Copy the lines below as they are; omit the images they contain.
++++ Data provided
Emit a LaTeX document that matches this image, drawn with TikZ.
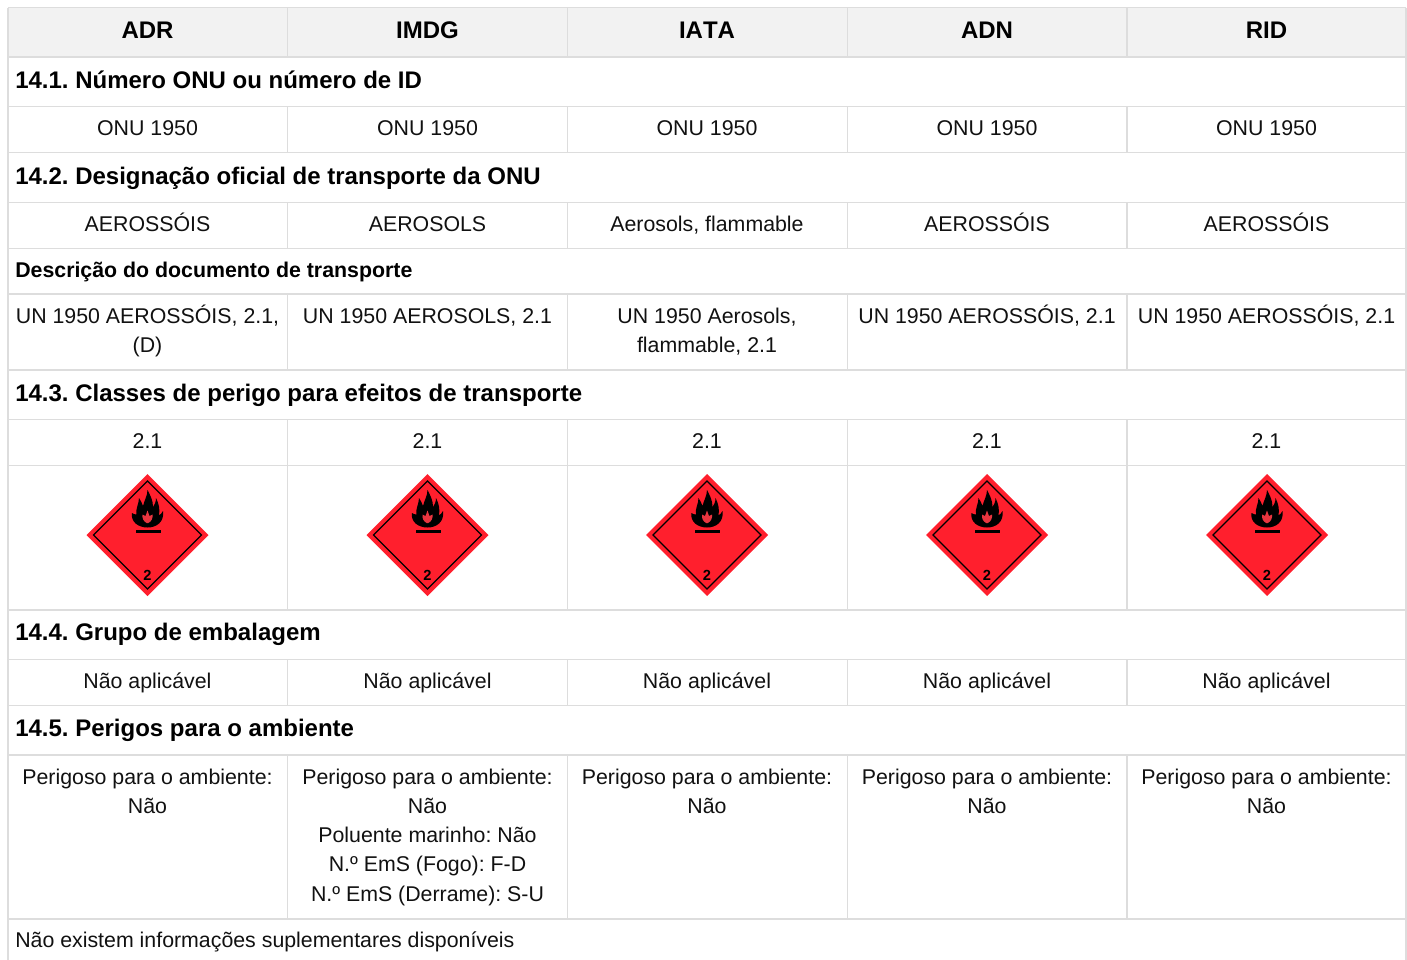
\documentclass[tikz,border=0pt]{standalone}
\usepackage{fontspec}
\setmainfont{Liberation Sans}
\frenchspacing
\definecolor{gridc}{HTML}{DDDDDD}
\definecolor{headc}{HTML}{F2F2F2}
\definecolor{txt}{HTML}{111111}
\definecolor{hazred}{HTML}{FF1F2D}
\definecolor{flamein}{HTML}{E8353F}
\newcommand{\firstline}{\rule{0pt}{16pt}}
\newcommand{\hazard}[2]{%
 \begin{scope}[shift={(#1,#2)}]
  \fill[hazred] (0,-61)--(61,0)--(0,61)--(-61,0)--cycle;
  \draw[black,line width=0.9pt] (0,-54)--(54,0)--(0,54)--(-54,0)--cycle;
  \fill[black] (-15.5,-22) .. controls (-17,-13) and (-9,-7.5) .. (0,-7.5)
    .. controls (9,-7.5) and (17,-13) .. (15.5,-24)
    .. controls (14.5,-22) and (13,-20.5) .. (11.5,-19.5)
    .. controls (12.5,-26) and (11.5,-31) .. (8.5,-37)
    .. controls (8.5,-33) and (7,-30) .. (5.5,-28)
    .. controls (5.5,-35) and (3,-39) .. (0,-45)
    .. controls (0,-39) and (-3.5,-34) .. (-4.5,-29)
    .. controls (-5.5,-32) and (-6.5,-34) .. (-8.5,-37)
    .. controls (-8.5,-31) and (-12,-27) .. (-11,-20.5)
    .. controls (-12.5,-20.5) and (-14,-21) .. (-15.5,-22) -- cycle;
  \fill[flamein] (0,-24.5) .. controls (0.8,-22) and (1.5,-20.5) .. (2,-19)
    .. controls (3,-19.5) and (4,-20) .. (5,-20.5)
    .. controls (5.5,-17) and (4,-13.5) .. (0.8,-12)
    -- (-0.8,-12)
    .. controls (-4,-13.5) and (-5.5,-17) .. (-5,-20.5)
    .. controls (-4,-20) and (-3,-19.5) .. (-2,-19)
    .. controls (-1.5,-20.5) and (-0.8,-22) .. (0,-24.5) -- cycle;
  \fill[black] (-12,-5) rectangle (13,-1.7);
 \end{scope}}
\tikzset{
 x=0.75pt,y=-0.75pt,
 cell/.style={inner sep=0pt,anchor=base,text=txt,font=\fontsize{16}{21.94}\selectfont},
 multi/.style={inner sep=0pt,anchor=north,align=center,text=txt,font=\fontsize{16}{21.94}\selectfont},
 hd/.style={inner sep=0pt,anchor=base,text=black,font=\fontsize{18}{22}\selectfont\bfseries},
 sec/.style={inner sep=0pt,anchor=base west,text=black,font=\fontsize{18}{22}\selectfont\bfseries},
 subsec/.style={inner sep=0pt,anchor=base west,text=black,font=\fontsize{16}{22}\selectfont\bfseries},
 note/.style={inner sep=0pt,anchor=base west,text=txt,font=\fontsize{16}{22}\selectfont},
 grid/.style={draw=gridc,line width=1pt},
 digit/.style={inner sep=0pt,text=black,font=\fontsize{11}{11}\selectfont\bfseries}
}
\begin{document}
\begin{tikzpicture}
\useasboundingbox (0,0) rectangle (1407,960);
\fill[white] (0,0) rectangle (1407,960);
\fill[headc] (8,7.5) rectangle (1406,57);
% horizontal rules
\foreach \y in {7.5,57,106.5,152.5,202.5,248.5,294,370,419.5,465.5,610,659.5,705.5,755,919}
  \draw[grid] (8,\y) -- (1406,\y);
% outer verticals
\draw[grid] (8,7.5) -- (8,960);
\draw[grid] (1406,7.5) -- (1406,960);
% inner verticals by row
\foreach \x in {287.5,567.5,847.5,1127}{
  \draw[grid] (\x,7.5) -- (\x,57);
  \draw[grid] (\x,106.5) -- (\x,152.5);
  \draw[grid] (\x,202.5) -- (\x,248.5);
  \draw[grid] (\x,294) -- (\x,370);
  \draw[grid] (\x,419.5) -- (\x,610);
  \draw[grid] (\x,659.5) -- (\x,705.5);
  \draw[grid] (\x,755) -- (\x,919);
}
% header
\node[hd] (h1) at (147.5,38) {ADR};
\node[hd] (h2) at (427.5,38) {IMDG};
\node[hd] (h3) at (707,38) {\addfontfeature{Kerning=Off}IATA};
\node[hd] (h4) at (987,38) {ADN};
\node[hd] (h5) at (1266.5,38) {RID};
% sections
\node[sec] (s1) at (15,88) {14.1. Número ONU ou número de ID};
\node[sec] (s2) at (15,184) {14.2. Designação oficial de transporte da ONU};
\node[subsec] (s2b) at (15,277) {Descrição do documento de transporte};
\node[sec] (s3) at (15,401) {14.3. Classes de perigo para efeitos de transporte};
\node[sec] (s4) at (15,640) {14.4. Grupo de embalagem};
\node[sec] (s5) at (15,736) {14.5. Perigos para o ambiente};
% rows with one text per column
\foreach \n/\x in {a/147.5,b/427.5,c/707,d/987,e/1266.5}{
  \node[cell] (onu\n) at (\x,135) {ONU 1950};
  \node[cell] (cl\n) at (\x,448) {2.1};
  \node[cell] (gr\n) at (\x,688) {Não aplicável};
}
% row 14.2
\node[cell] (de1) at (147.5,231) {AEROSSÓIS};
\node[cell] (de2) at (427.5,231) {AEROSOLS};
\node[cell] (de3) at (707,231) {Aerosols, flammable};
\node[cell] (de4) at (987,231) {AEROSSÓIS};
\node[cell] (de5) at (1266.5,231) {AEROSSÓIS};
% transport doc
\node[multi] (td1) at (147.5,302) {\firstline UN 1950 AEROSSÓIS, 2.1,\\(D)};
\node[multi] (td2) at (427.5,302) {\firstline UN 1950 AEROSOLS, 2.1};
\node[multi] (td3) at (707,302) {\firstline UN 1950 Aerosols,\\flammable, 2.1};
\node[multi] (td4) at (987,302) {\firstline UN 1950 AEROSSÓIS, 2.1};
\node[multi] (td5) at (1266.5,302) {\firstline UN 1950 AEROSSÓIS, 2.1};
% hazard labels
\foreach \n/\x in {a/147.5,b/427.5,c/707,d/987,e/1267}{
  \hazard{\x}{535}
  \node[digit] (dg\n) at (\x,575) {2};
}
% row 14.5
\foreach \n/\x in {a/147.5,c/707,d/987,e/1266.5}
  \node[multi] (env\n) at (\x,762.4) {\firstline Perigoso para o ambiente:\\Não};
\node[multi] (envb) at (427.5,762.4) {\firstline Perigoso para o ambiente:\\Não\\Poluente marinho: Não\\N.º EmS (Fogo): F-D\\N.º EmS (Derrame): S-U};
\node[note] (foot) at (15,947) {Não existem informações suplementares disponíveis};
\end{tikzpicture}
\end{document}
++++++++
_The solution_
Emit a LaTeX document that matches this image, drawn with TikZ.
\documentclass[tikz,border=0pt]{standalone}
\usepackage{fontspec}
\setmainfont{Liberation Sans}
\frenchspacing
\definecolor{gridc}{HTML}{DDDDDD}
\definecolor{headc}{HTML}{F2F2F2}
\definecolor{txt}{HTML}{111111}
\definecolor{hazred}{HTML}{FF1F2D}
\definecolor{flamein}{HTML}{E8353F}
\newcommand{\firstline}{\rule{0pt}{16pt}}
\newcommand{\hazard}[2]{%
 \begin{scope}[shift={(#1,#2)}]
  \fill[hazred] (0,-61)--(61,0)--(0,61)--(-61,0)--cycle;
  \draw[black,line width=0.9pt] (0,-54)--(54,0)--(0,54)--(-54,0)--cycle;
  \fill[black] (-15.5,-22) .. controls (-17,-13) and (-9,-7.5) .. (0,-7.5)
    .. controls (9,-7.5) and (17,-13) .. (15.5,-24)
    .. controls (14.5,-22) and (13,-20.5) .. (11.5,-19.5)
    .. controls (12.5,-26) and (11.5,-31) .. (8.5,-37)
    .. controls (8.5,-33) and (7,-30) .. (5.5,-28)
    .. controls (5.5,-35) and (3,-39) .. (0,-45)
    .. controls (0,-39) and (-3.5,-34) .. (-4.5,-29)
    .. controls (-5.5,-32) and (-6.5,-34) .. (-8.5,-37)
    .. controls (-8.5,-31) and (-12,-27) .. (-11,-20.5)
    .. controls (-12.5,-20.5) and (-14,-21) .. (-15.5,-22) -- cycle;
  \fill[flamein] (0,-24.5) .. controls (0.8,-22) and (1.5,-20.5) .. (2,-19)
    .. controls (3,-19.5) and (4,-20) .. (5,-20.5)
    .. controls (5.5,-17) and (4,-13.5) .. (0.8,-12)
    -- (-0.8,-12)
    .. controls (-4,-13.5) and (-5.5,-17) .. (-5,-20.5)
    .. controls (-4,-20) and (-3,-19.5) .. (-2,-19)
    .. controls (-1.5,-20.5) and (-0.8,-22) .. (0,-24.5) -- cycle;
  \fill[black] (-12,-5) rectangle (13,-1.7);
 \end{scope}}
\tikzset{
 x=0.75pt,y=-0.75pt,
 cell/.style={inner sep=0pt,anchor=base,text=txt,font=\fontsize{16}{21.94}\selectfont},
 multi/.style={inner sep=0pt,anchor=north,align=center,text=txt,font=\fontsize{16}{21.94}\selectfont},
 hd/.style={inner sep=0pt,anchor=base,text=black,font=\fontsize{18}{22}\selectfont\bfseries},
 sec/.style={inner sep=0pt,anchor=base west,text=black,font=\fontsize{18}{22}\selectfont\bfseries},
 subsec/.style={inner sep=0pt,anchor=base west,text=black,font=\fontsize{16}{22}\selectfont\bfseries},
 note/.style={inner sep=0pt,anchor=base west,text=txt,font=\fontsize{16}{22}\selectfont},
 grid/.style={draw=gridc,line width=1pt},
 digit/.style={inner sep=0pt,text=black,font=\fontsize{11}{11}\selectfont\bfseries}
}
\begin{document}
\begin{tikzpicture}
\useasboundingbox (0,0) rectangle (1407,960);
\fill[white] (0,0) rectangle (1407,960);
\fill[headc] (8,7.5) rectangle (1406,57);
% horizontal rules
\foreach \y in {7.5,57,106.5,152.5,202.5,248.5,294,370,419.5,465.5,610,659.5,705.5,755,919}
  \draw[grid] (8,\y) -- (1406,\y);
% outer verticals
\draw[grid] (8,7.5) -- (8,960);
\draw[grid] (1406,7.5) -- (1406,960);
% inner verticals by row
\foreach \x in {287.5,567.5,847.5,1127}{
  \draw[grid] (\x,7.5) -- (\x,57);
  \draw[grid] (\x,106.5) -- (\x,152.5);
  \draw[grid] (\x,202.5) -- (\x,248.5);
  \draw[grid] (\x,294) -- (\x,370);
  \draw[grid] (\x,419.5) -- (\x,610);
  \draw[grid] (\x,659.5) -- (\x,705.5);
  \draw[grid] (\x,755) -- (\x,919);
}
% header
\node[hd] (h1) at (147.5,38) {ADR};
\node[hd] (h2) at (427.5,38) {IMDG};
\node[hd] (h3) at (707,38) {\addfontfeature{Kerning=Off}IATA};
\node[hd] (h4) at (987,38) {ADN};
\node[hd] (h5) at (1266.5,38) {RID};
% sections
\node[sec] (s1) at (15,88) {14.1. Número ONU ou número de ID};
\node[sec] (s2) at (15,184) {14.2. Designação oficial de transporte da ONU};
\node[subsec] (s2b) at (15,277) {Descrição do documento de transporte};
\node[sec] (s3) at (15,401) {14.3. Classes de perigo para efeitos de transporte};
\node[sec] (s4) at (15,640) {14.4. Grupo de embalagem};
\node[sec] (s5) at (15,736) {14.5. Perigos para o ambiente};
% rows with one text per column
\foreach \n/\x in {a/147.5,b/427.5,c/707,d/987,e/1266.5}{
  \node[cell] (onu\n) at (\x,135) {ONU 1950};
  \node[cell] (cl\n) at (\x,448) {2.1};
  \node[cell] (gr\n) at (\x,688) {Não aplicável};
}
% row 14.2
\node[cell] (de1) at (147.5,231) {AEROSSÓIS};
\node[cell] (de2) at (427.5,231) {AEROSOLS};
\node[cell] (de3) at (707,231) {Aerosols, flammable};
\node[cell] (de4) at (987,231) {AEROSSÓIS};
\node[cell] (de5) at (1266.5,231) {AEROSSÓIS};
% transport doc
\node[multi] (td1) at (147.5,302) {\firstline UN 1950 AEROSSÓIS, 2.1,\\(D)};
\node[multi] (td2) at (427.5,302) {\firstline UN 1950 AEROSOLS, 2.1};
\node[multi] (td3) at (707,302) {\firstline UN 1950 Aerosols,\\flammable, 2.1};
\node[multi] (td4) at (987,302) {\firstline UN 1950 AEROSSÓIS, 2.1};
\node[multi] (td5) at (1266.5,302) {\firstline UN 1950 AEROSSÓIS, 2.1};
% hazard labels
\foreach \n/\x in {a/147.5,b/427.5,c/707,d/987,e/1267}{
  \hazard{\x}{535}
  \node[digit] (dg\n) at (\x,575) {2};
}
% row 14.5
\foreach \n/\x in {a/147.5,c/707,d/987,e/1266.5}
  \node[multi] (env\n) at (\x,762.4) {\firstline Perigoso para o ambiente:\\Não};
\node[multi] (envb) at (427.5,762.4) {\firstline Perigoso para o ambiente:\\Não\\Poluente marinho: Não\\N.º EmS (Fogo): F-D\\N.º EmS (Derrame): S-U};
\node[note] (foot) at (15,947) {Não existem informações suplementares disponíveis};
\end{tikzpicture}
\end{document}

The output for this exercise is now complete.